In the middle and upper portions of the musical scale the beats are most grating and harsh when they succeed each other at the rate of 33 per second. When they occur at the rate of 132 per second, they cease to be sensible.
The perfect consonance of certain musical intervals is due to the absence of beats. The imperfect consonance of other intervals is due to their existence. And here the overtones play a part of the utmost importance. For, though the primaries may sound together without any perceptible roughness, the overtones may be so related to each other as to produce harsh and grating beats. A strict analysis of the subject proves that intervals which require large numbers to express them are invariably accompanied by overtones which produce beats; while in intervals expressed by small numbers the beats are practically absent.
The graphic representation of the consonances and dissonances of the musical scale, by Helmholtz, furnishes a striking proof of this explanation.
The optical illustration of the musical intervals has been effected in a very beautiful manner by Lissajous. Corresponding to each interval is a definite figure, produced by the combination of its vibrations.
The compounding of vibrations has, of late years, been beautifully illustrated by apparatus constructed by Sir C. Wheatstone, Mr. Herbert Airy, and Mr. A. E. Donkin; and by the beautiful pendulum apparatus of Mr. Tisley, of the firm of Tisley and Spiller.

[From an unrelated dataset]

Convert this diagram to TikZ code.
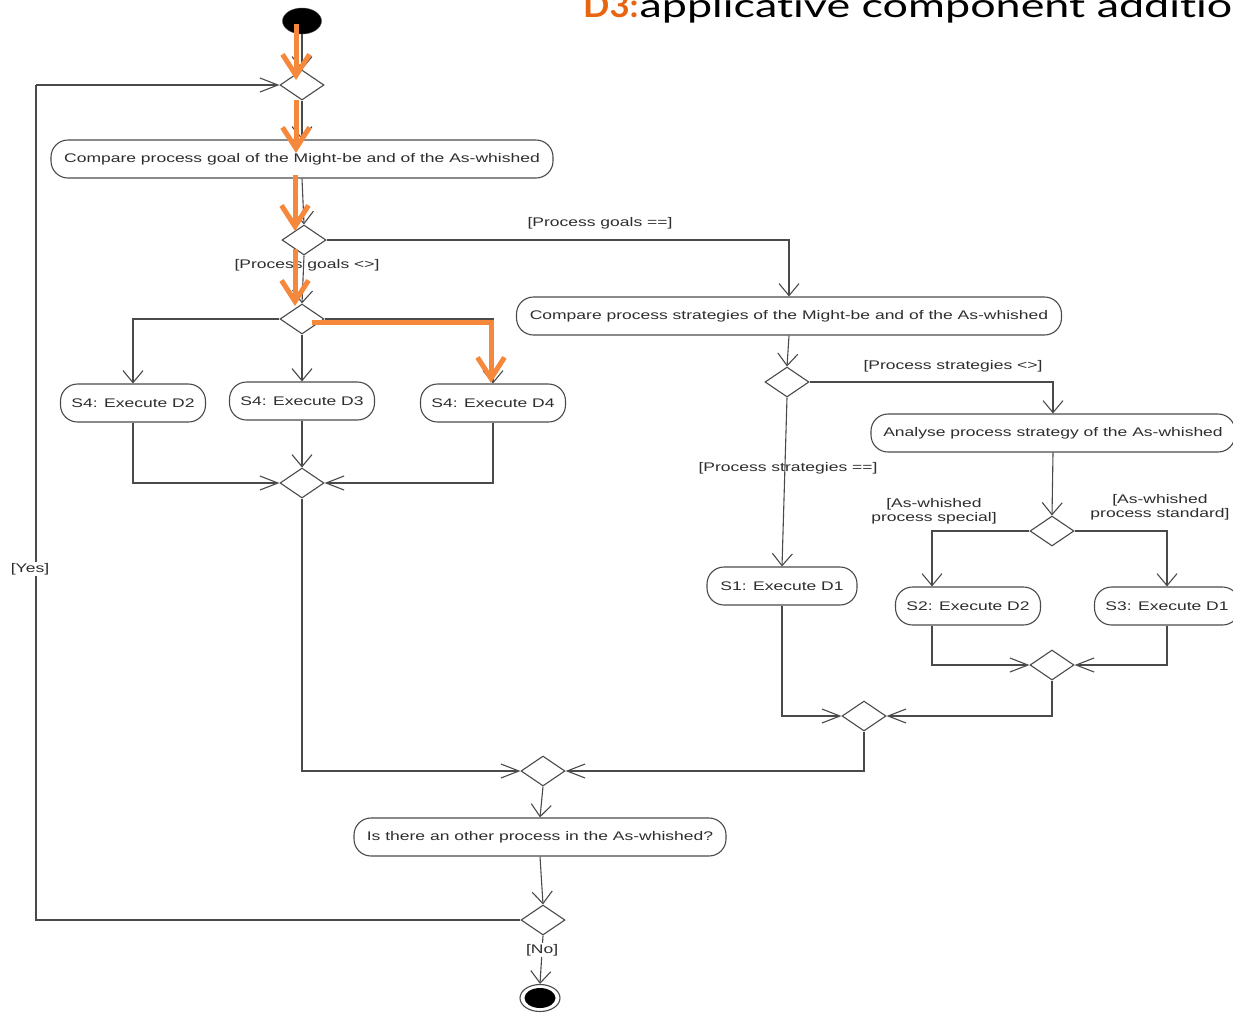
\documentclass[tikz,border=0pt]{standalone}
\usepackage{fontspec}
\newfontfamily\umlfont[FakeStretch=1.4]{Liberation Sans}
\newfontfamily\titlefont[FakeStretch=1.36,Ligatures=NoCommon]{Lato}
\newfontfamily\titlebold[FakeStretch=1.05,Ligatures=NoCommon]{Lato Bold}
\usetikzlibrary{shapes.geometric,arrows.meta}
\definecolor{ln}{HTML}{4A4A4A}
\definecolor{orng}{HTML}{F5883A}
\definecolor{ttl}{HTML}{E8650F}
\begin{document}
\begin{tikzpicture}[x=1pt,y=-1pt,
  every node/.style={font=\umlfont\fontsize{12.5}{14}\selectfont, text=black!82},
  act/.style={draw=ln, line width=1.1pt, rounded corners=17pt, minimum height=38pt, inner sep=0pt, fill=white},
  dec/.style={draw=ln, line width=1.1pt, diamond, aspect=1.47, minimum width=44pt, minimum height=30pt, inner sep=0pt, fill=white},
  flow/.style={draw=ln, line width=1.1pt, -{Straight Barb[length=12pt,width=20pt]}},
  hflow/.style={draw=ln, line width=1.1pt, -{Straight Barb[length=18pt,width=14pt]}},
  plain/.style={draw=ln, line width=1.1pt},
  guard/.style={inner sep=1pt, align=center},
  hl/.style={draw=orng, line width=5pt, -{Straight Barb[length=21pt,width=27pt]}}
]
\useasboundingbox (0,0) rectangle (1233,1013);
\clip (0,0) rectangle (1233,1013);
\fill[white] (0,0) rectangle (1233,1013);

% title
\node[anchor=base west, inner sep=0pt, font=\titlefont\fontsize{33}{36}\selectfont, text=black] (title) at (583,17)
  {\textcolor{ttl}{\titlebold D3:}\kern1pt applicative component addition};

% nodes
\node[ellipse, fill=black, draw=ln, minimum width=39pt, minimum height=26pt, inner sep=0pt] (start) at (302,21) {};
\node[dec] (D1) at (302,85) {};
\node[act, minimum width=502pt] (A1) at (302,159) {Compare process goal of the Might-be and of the As-whished};
\node[dec] (D2) at (304,240) {};
\node[dec] (D3) at (302,319) {};
\node[act, minimum width=145pt] (S4a) at (133,403) {S4: Execute D2};
\node[act, minimum width=145pt] (S4b) at (302,401) {S4: Execute D3};
\node[act, minimum width=145pt] (S4c) at (493,403) {S4: Execute D4};
\node[dec] (M1) at (302,483) {};
\node[act, minimum width=545pt] (A2) at (789,316) {Compare process strategies of the Might-be and of the As-whished};
\node[dec] (D4) at (787,382) {};
\node[act, minimum width=364pt] (A3) at (1053,433) {Analyse process strategy of the As-whished};
\node[dec] (D5) at (1052,531) {};
\node[act, minimum width=150pt] (S1) at (782,586) {S1: Execute D1};
\node[act, minimum width=145pt] (S2) at (968,606) {S2: Execute D2};
\node[act, minimum width=145pt] (S3) at (1167,606) {S3: Execute D1};
\node[dec] (M2) at (1052,665) {};
\node[dec] (M3) at (864,716) {};
\node[dec] (M4) at (543,771) {};
\node[act, minimum width=372pt] (A4) at (540,837) {Is there an other process in the As-whished?};
\node[dec] (D7) at (543,920) {};
\node[ellipse, draw=ln, line width=1.1pt, minimum width=40pt, minimum height=27pt, inner sep=0pt, fill=white] (end) at (540,998) {};
\node[ellipse, fill=black, minimum width=31pt, minimum height=20pt, inner sep=0pt] (endin) at (540,998) {};

% guards
\node[guard] (g1) at (600,223) {[Process goals ==]};
\node[guard] (g2) at (307,265) {[Process goals <>]};
\node[guard] (g3) at (953,366) {[Process strategies <>]};
\node[guard] (g4) at (788,468) {[Process strategies ==]};
\node[guard] (g5) at (934,511) {[As-whished\\process special]};
\node[guard] (g6) at (1160,507) {[As-whished\\process standard]};

% connectors
\draw[flow] (start) -- (D1.north);
\draw[flow] (D1.south) -- (A1.north);
\draw[flow] (A1.south) -- (D2.north);
\draw[flow] (D2.east) -| (A2.north);
\draw[flow] (D2.south) -- (D3.north);
\draw[flow] (D3.west) -| (S4a.north);
\draw[flow] (D3.south) -- (S4b.north);
\draw[flow] (D3.east) -| (S4c.north);
\draw[hflow] (S4a.south) |- (M1.west);
\draw[flow] (S4b.south) -- (M1.north);
\draw[hflow] (S4c.south) |- (M1.east);
\draw[hflow] (M1.south) |- (M4.west);
\draw[flow] (A2.south) -- (D4.north);
\draw[flow] (D4.east) -| (A3.north);
\draw[flow] (D4.south) -- (S1.north);
\draw[flow] (A3.south) -- (D5.north);
\draw[flow] (D5.west) -| ([xshift=-36pt]S2.north);
\draw[flow] (D5.east) -| (S3.north);
\draw[hflow] ([xshift=-36pt]S2.south) |- (M2.west);
\draw[hflow] (S3.south) |- (M2.east);
\draw[hflow] (S1.south) |- (M3.west);
\draw[hflow] (M2.south) |- (M3.east);
\draw[hflow] (M3.south) |- (M4.east);
\draw[flow] (M4.south) -- (A4.north);
\draw[flow] (A4.south) -- (D7.north);
\draw[flow] (D7.south) -- node[guard, fill=white, pos=0.3] (gno) {[No]} (end.north);
\coordinate (lb) at (36,920);
\coordinate (lt) at (36,85);
\draw[plain] (D7.west) -- (lb) -- node[guard, fill=white, pos=0.42, xshift=-6pt] (gyes) {[Yes]} (lt);
\draw[hflow] (lt) -- (D1.west);

% orange highlight
\coordinate (o1s) at (296,24);  \coordinate (o1e) at (296,80);
\coordinate (o2s) at (296,100); \coordinate (o2e) at (296,153);
\coordinate (o3s) at (295,175); \coordinate (o3e) at (295,231);
\coordinate (o4s) at (295,249); \coordinate (o4e) at (295,306);
\coordinate (o5s) at (312,322); \coordinate (o5c) at (491,322); \coordinate (o5e) at (491,383);
\draw[hl] (o1s) -- (o1e);
\draw[hl] (o2s) -- (o2e);
\draw[hl] (o3s) -- (o3e);
\draw[hl] (o4s) -- (o4e);
\draw[hl] (o5s) -- (o5c) -- (o5e);
\end{tikzpicture}
\end{document}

The pressure which, on a former occasion, prevented me from adding a “summary” to this chapter, was also the cause of hastiness, and partial inaccuracy, in its sketch of the theory of Helmholtz. That the sketch needed emendation I have long known, but I did not think it worth while to anticipate the correction here made; as the chapter, imperfect as it was, had been published, without comment, in Germany, by Helmholtz himself.